[start]
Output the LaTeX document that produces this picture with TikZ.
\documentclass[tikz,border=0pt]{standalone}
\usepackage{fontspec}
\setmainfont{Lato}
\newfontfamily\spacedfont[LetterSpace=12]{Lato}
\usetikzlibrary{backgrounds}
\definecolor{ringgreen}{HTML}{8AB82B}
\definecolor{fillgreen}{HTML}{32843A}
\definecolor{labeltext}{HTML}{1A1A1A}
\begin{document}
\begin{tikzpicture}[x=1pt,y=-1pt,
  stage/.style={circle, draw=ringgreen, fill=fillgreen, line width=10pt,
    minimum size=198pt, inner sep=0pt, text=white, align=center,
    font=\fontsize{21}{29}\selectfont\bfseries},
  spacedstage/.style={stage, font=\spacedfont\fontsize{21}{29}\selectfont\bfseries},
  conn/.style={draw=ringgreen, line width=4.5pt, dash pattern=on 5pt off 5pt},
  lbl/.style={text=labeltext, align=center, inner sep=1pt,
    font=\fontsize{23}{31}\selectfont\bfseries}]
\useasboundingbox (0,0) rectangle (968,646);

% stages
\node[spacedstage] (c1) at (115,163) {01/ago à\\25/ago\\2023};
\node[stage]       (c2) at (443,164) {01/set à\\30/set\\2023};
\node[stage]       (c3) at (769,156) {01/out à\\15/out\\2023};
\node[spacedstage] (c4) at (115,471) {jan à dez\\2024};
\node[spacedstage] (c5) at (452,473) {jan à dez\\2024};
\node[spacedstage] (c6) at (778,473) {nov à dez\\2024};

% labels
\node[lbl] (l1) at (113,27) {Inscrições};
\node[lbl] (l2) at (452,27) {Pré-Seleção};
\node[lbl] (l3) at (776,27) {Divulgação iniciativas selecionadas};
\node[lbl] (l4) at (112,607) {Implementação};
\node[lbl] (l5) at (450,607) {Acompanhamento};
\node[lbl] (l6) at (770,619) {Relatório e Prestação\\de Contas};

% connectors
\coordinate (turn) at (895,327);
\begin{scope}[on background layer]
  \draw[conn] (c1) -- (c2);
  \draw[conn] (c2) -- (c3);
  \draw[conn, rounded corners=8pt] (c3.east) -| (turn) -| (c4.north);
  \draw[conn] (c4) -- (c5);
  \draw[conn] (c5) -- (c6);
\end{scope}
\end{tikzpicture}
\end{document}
[end]
▶ _Exercise brief_: Retype the listing. Match it exactly.

▶ _Solution to the problem_:
Output the LaTeX document that produces this picture with TikZ.
\documentclass[tikz,border=0pt]{standalone}
\usepackage{fontspec}
\setmainfont{Lato}
\newfontfamily\spacedfont[LetterSpace=12]{Lato}
\usetikzlibrary{backgrounds}
\definecolor{ringgreen}{HTML}{8AB82B}
\definecolor{fillgreen}{HTML}{32843A}
\definecolor{labeltext}{HTML}{1A1A1A}
\begin{document}
\begin{tikzpicture}[x=1pt,y=-1pt,
  stage/.style={circle, draw=ringgreen, fill=fillgreen, line width=10pt,
    minimum size=198pt, inner sep=0pt, text=white, align=center,
    font=\fontsize{21}{29}\selectfont\bfseries},
  spacedstage/.style={stage, font=\spacedfont\fontsize{21}{29}\selectfont\bfseries},
  conn/.style={draw=ringgreen, line width=4.5pt, dash pattern=on 5pt off 5pt},
  lbl/.style={text=labeltext, align=center, inner sep=1pt,
    font=\fontsize{23}{31}\selectfont\bfseries}]
\useasboundingbox (0,0) rectangle (968,646);

% stages
\node[spacedstage] (c1) at (115,163) {01/ago à\\25/ago\\2023};
\node[stage]       (c2) at (443,164) {01/set à\\30/set\\2023};
\node[stage]       (c3) at (769,156) {01/out à\\15/out\\2023};
\node[spacedstage] (c4) at (115,471) {jan à dez\\2024};
\node[spacedstage] (c5) at (452,473) {jan à dez\\2024};
\node[spacedstage] (c6) at (778,473) {nov à dez\\2024};

% labels
\node[lbl] (l1) at (113,27) {Inscrições};
\node[lbl] (l2) at (452,27) {Pré-Seleção};
\node[lbl] (l3) at (776,27) {Divulgação iniciativas selecionadas};
\node[lbl] (l4) at (112,607) {Implementação};
\node[lbl] (l5) at (450,607) {Acompanhamento};
\node[lbl] (l6) at (770,619) {Relatório e Prestação\\de Contas};

% connectors
\coordinate (turn) at (895,327);
\begin{scope}[on background layer]
  \draw[conn] (c1) -- (c2);
  \draw[conn] (c2) -- (c3);
  \draw[conn, rounded corners=8pt] (c3.east) -| (turn) -| (c4.north);
  \draw[conn] (c4) -- (c5);
  \draw[conn] (c5) -- (c6);
\end{scope}
\end{tikzpicture}
\end{document}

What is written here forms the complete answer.